I do want to express gratitude to everyone at SMOLDR, The Dead Mule School of Southern Literature, Blink Ink, The Journal of Compressed Creative Arts, HAD, and Milk Candy Review for believing in my work and publishing me this year. Thank you. You all helped me survive this insane year. So did the amazing friendships I have with Nina Fosati, Chyo, my Husband, well, I could spend all day making this list and then nothing else would get done but yes, you are on the list…you know you are.

Thank you for stopping by and for the read. And on a deeply personal note, I doubt there are birthdays in the afterwards, but I hope my mom is having a happy day wherever she is.
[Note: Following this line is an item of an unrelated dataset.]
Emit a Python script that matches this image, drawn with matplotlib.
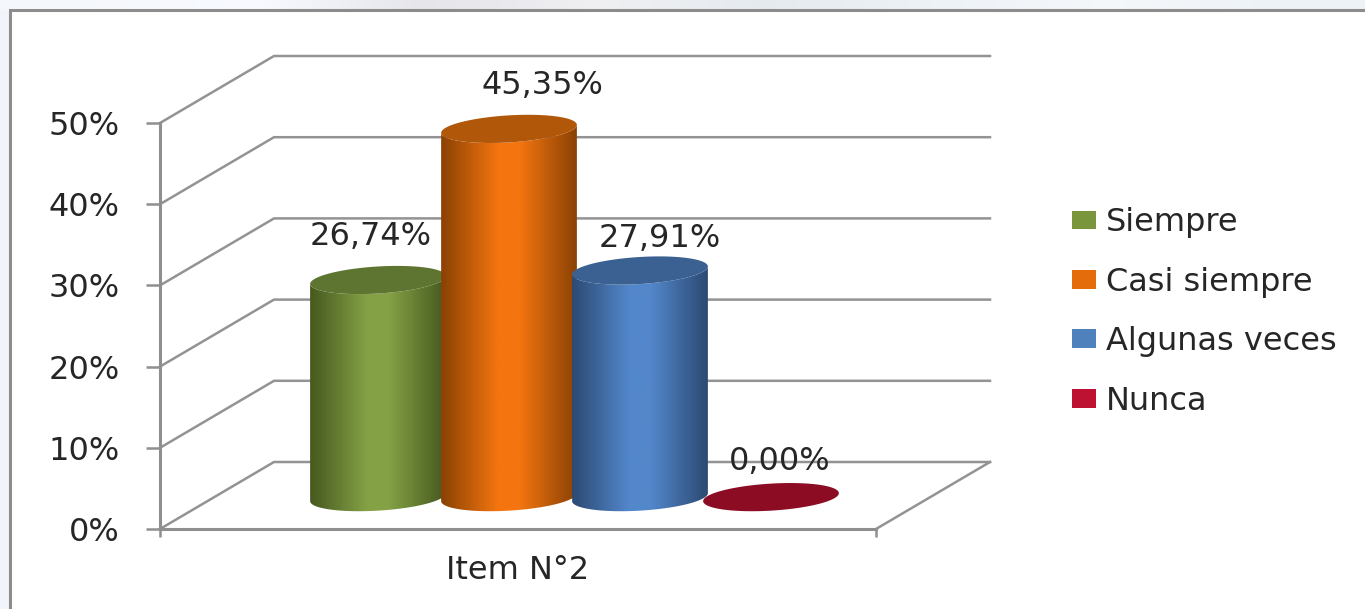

I miss her.

A little chat about characters in August

I can’t imagine a worse job than being a neurologist stuck trying to study the brain of a writer. Even the prefrontal cortex of a reptile is complex. Writers create characters and those characters have needs, wants, and desires. Some become so real, they “come to life.”

August tends to be the month where I get a lot of writing done because I can sit alone in cabana without radio or internet and focus on a story. After one of those sessions, one of Mary Aker’s characters stopped by. Atlas was…unbalanced in the book. (No doubt you’re thinking I am as I tell you this.) He asked if I remembered a fight scene in her book. I did. He told me he had a problem with it. I nodded at him with the wary respect I lend to forest animals. He went away.

The next time I was out there and getting ready to leave, he showed up again and asked if I’d spoken to Mary. I told him I hadn’t had time and rushed away. Mary happened to text a breezy, hi-how-are-ya-I-miss-you. I told her I’d been thinking about her book.

Atlas reappeared and told me he thought a certain baby was his. I told him he was mistaken. The sperm was from – he cut me off. He claimed it was switched. Or mixed. There was a chance that it was his. I told Mary this. We had a zoom with Gina, and the subject was brought up. We all hashed out possible plot twists. What if a Gloria switched the sperm and told Atlas about it in a certain scene – trying to keep from rewriting down. It was a weird but good exchange. I was done with the matter. I went out, worked on my own story, and Atlas stayed away – satisfied, I suppose.

Gloria waited until I was cutting up fruit for dinner to make her appearance. She likes Atlas. She can’t have children, but sees nothing wrong with taking Sylvia’s baby away when it’s born. If there’s one successful pregnancy, there would be another. Sylvia could use the sperm of the specimen she really wanted. What was 9 months of delay?

I find it all rather Meta that these shifty characters Mary created had a way to pop into my head for a chat. Are all the abandoned characters out there waiting for us to notice them again? Would a neurologist be able to explain away the phenomena instead? These are the things that have been on my mind.

Otherwise, I’m rewriting a book which is frustrating because two characters that had little to do with each other in the original are about to fall into bed – or shoot each other. Either outcome challenges the rest of the plot. Sigh.

Husband had another happy 45th birthday.

The garden is producing many tomatoes.

The dog

Went to the groomer.

The rose bloomed.

Wild grapes were picked.

There was a nocturnal visitor at the hummingbird feeder.

Another section of the house is being painted.

And thus concludes this month’s blog post. You are wonderful and full of grace. Thank you for stopping by and for the read!